The original plan for the Sunday was to go to the Temple of Heaven and Summer Palace. Neither of those happened, as we were all dead tired. Instead, we went to the Passby bar again and ordered these:
GIMME DAT SAMMICH
Truly, heaven on bread. Incredible, would order again, A++++++
And after that we basically wandered around. There were some small hutong off to the side of the street the Passby was on, so we just sort of went through those. Eventually we decided on walking to a nearby park. “Nearby” turned out to be relative however, and after we almost got there we decided to turn it in and get a taxi back to the hotel. From there we just sat and relaxed for an hour and some until the bus was ready to take us back to Tianjin.

And then there were this week’s classes. Mine is slowly getting harder and more interesting.
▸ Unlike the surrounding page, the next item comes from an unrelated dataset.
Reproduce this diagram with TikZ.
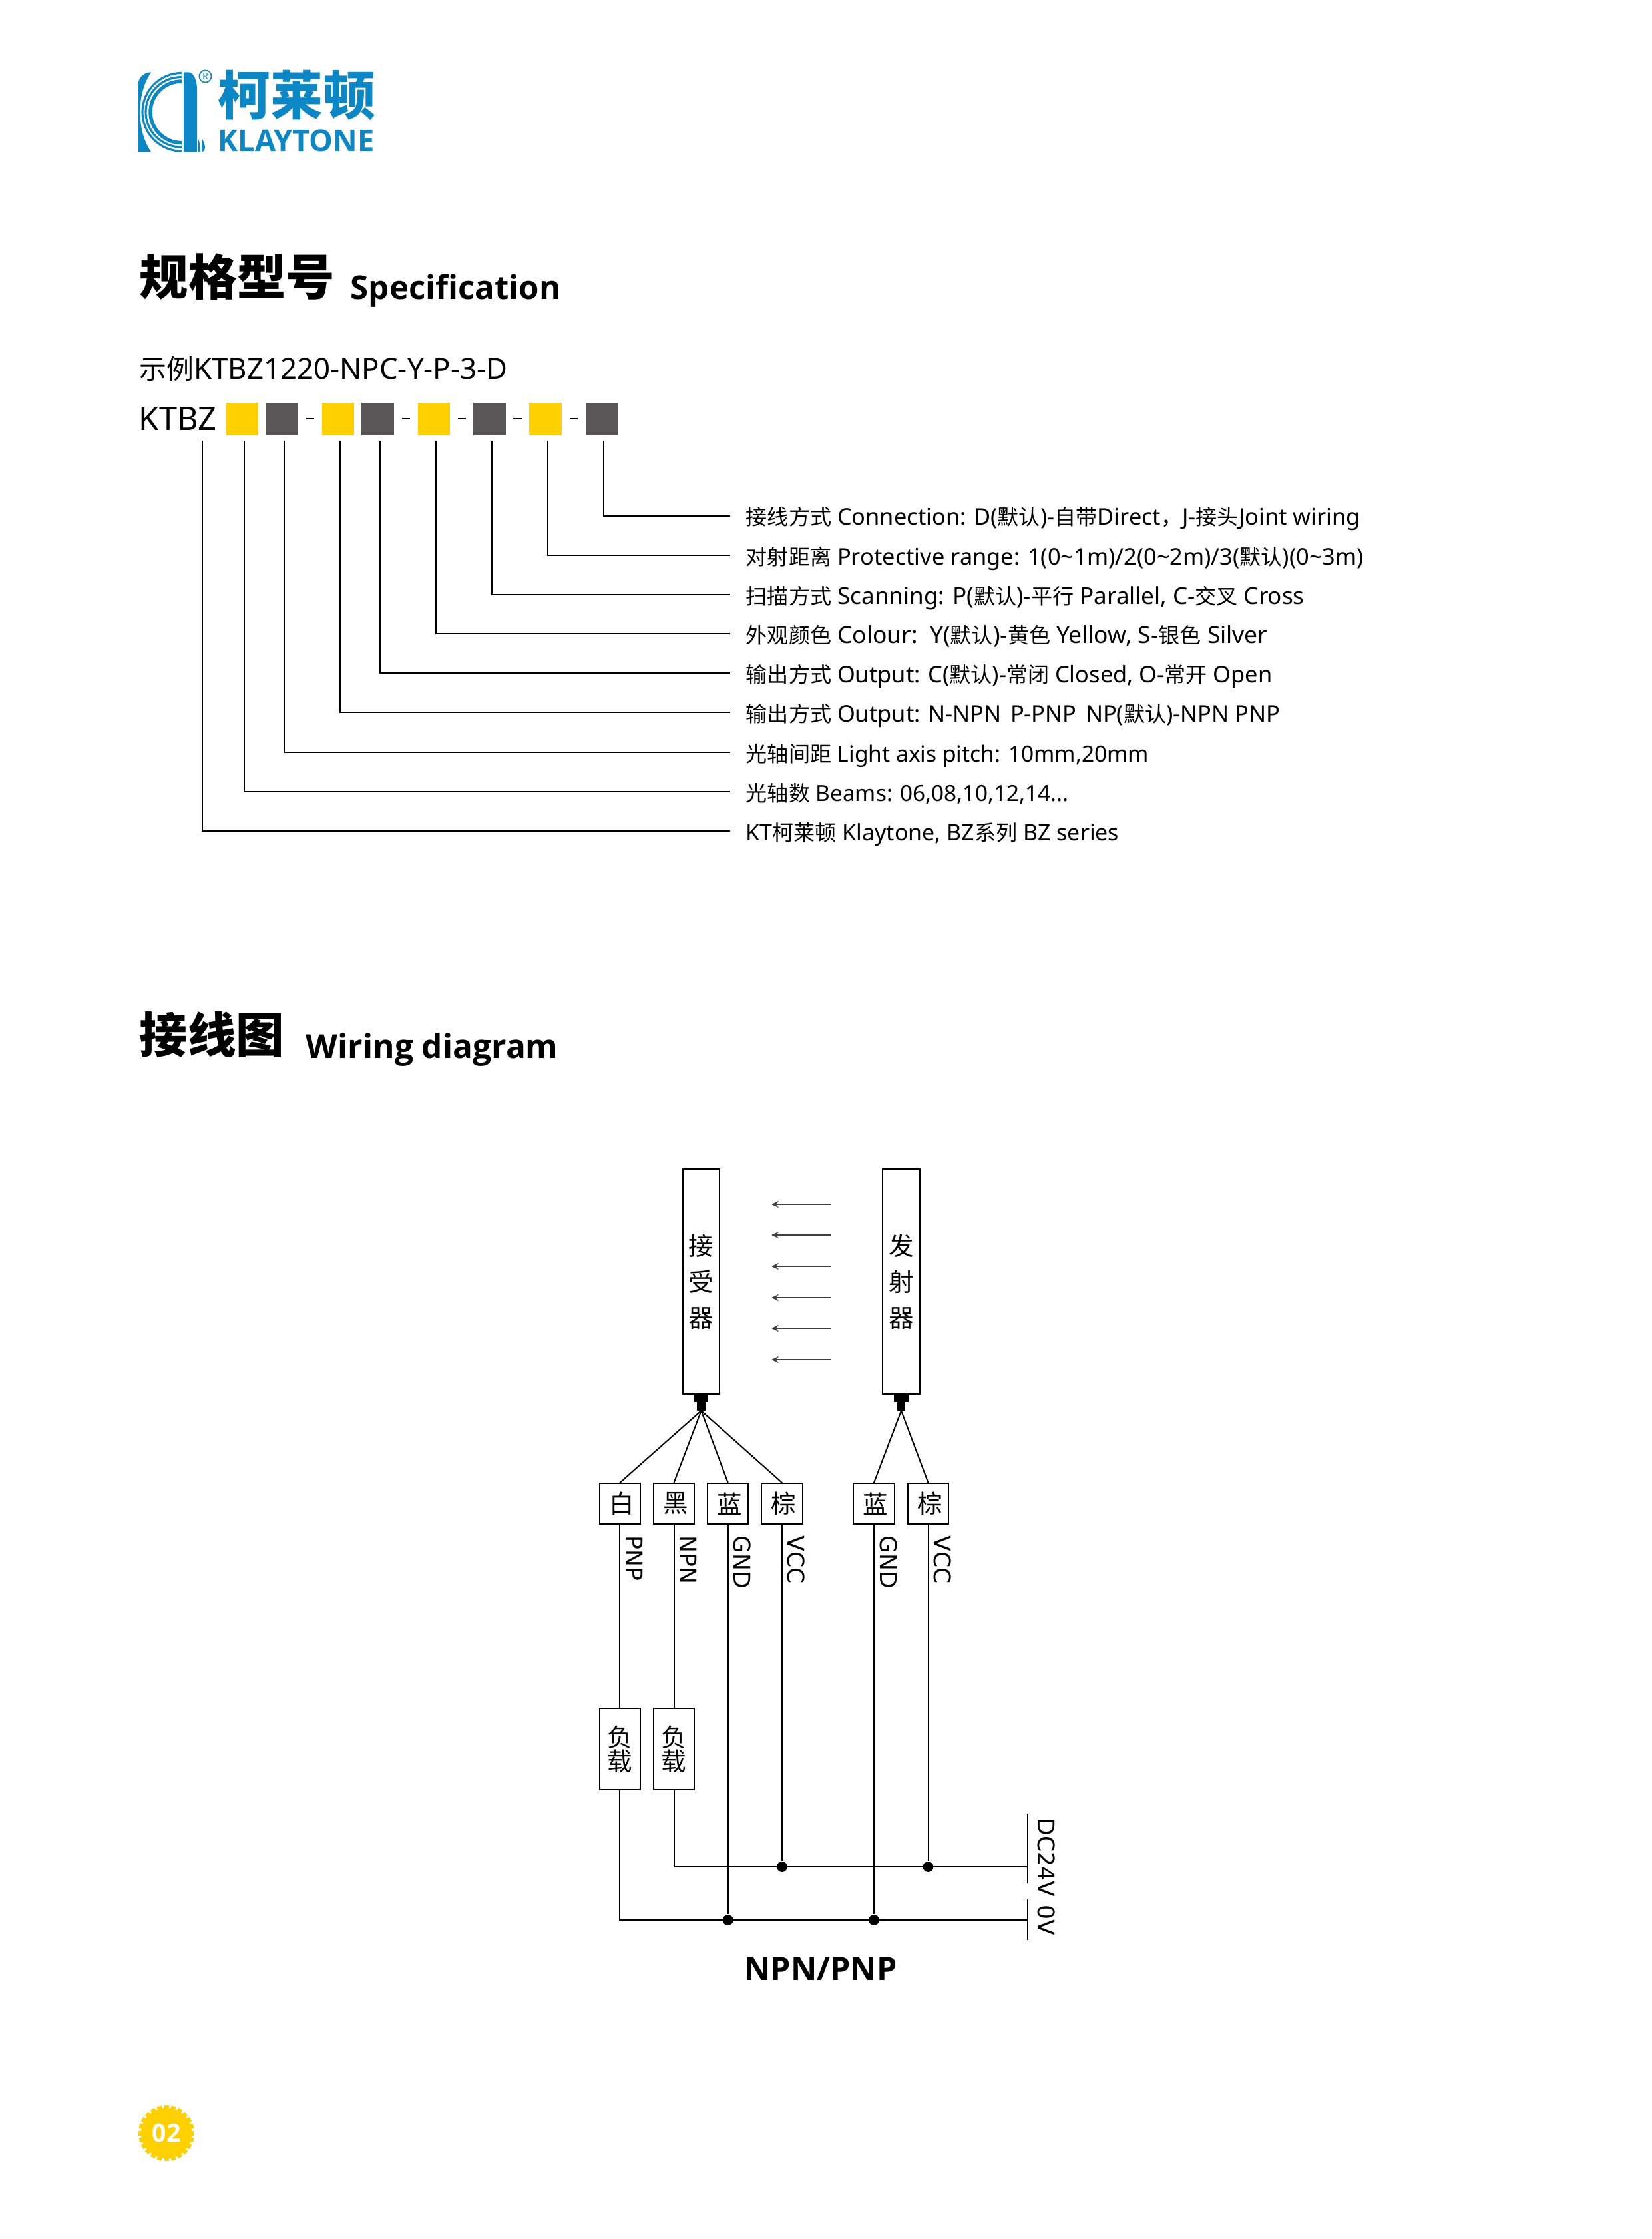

We had a midterm today which wasn’t too bad. Tomorrow early in the morning we are heading out to Taishan, the holiest of the Taoist mountains in China. From there we will be able to climb it, watch the sunset, sleep on the summit, and watch the sunrise. Hopefully it will live up to the hype. The weekend after is our 3-day during which I am going to Qingdao. These upcoming travel opportunities should be pretty fun.

More than 3000 words but that’s all I have for now. I’ll try to be a little more 认真 (renzhen, earnest) about updating this thing.
再见!

1 comment:

Anonymous said...

Glad to read about the Beijing trip. Sounds like you're managing to enjoy yourself out there.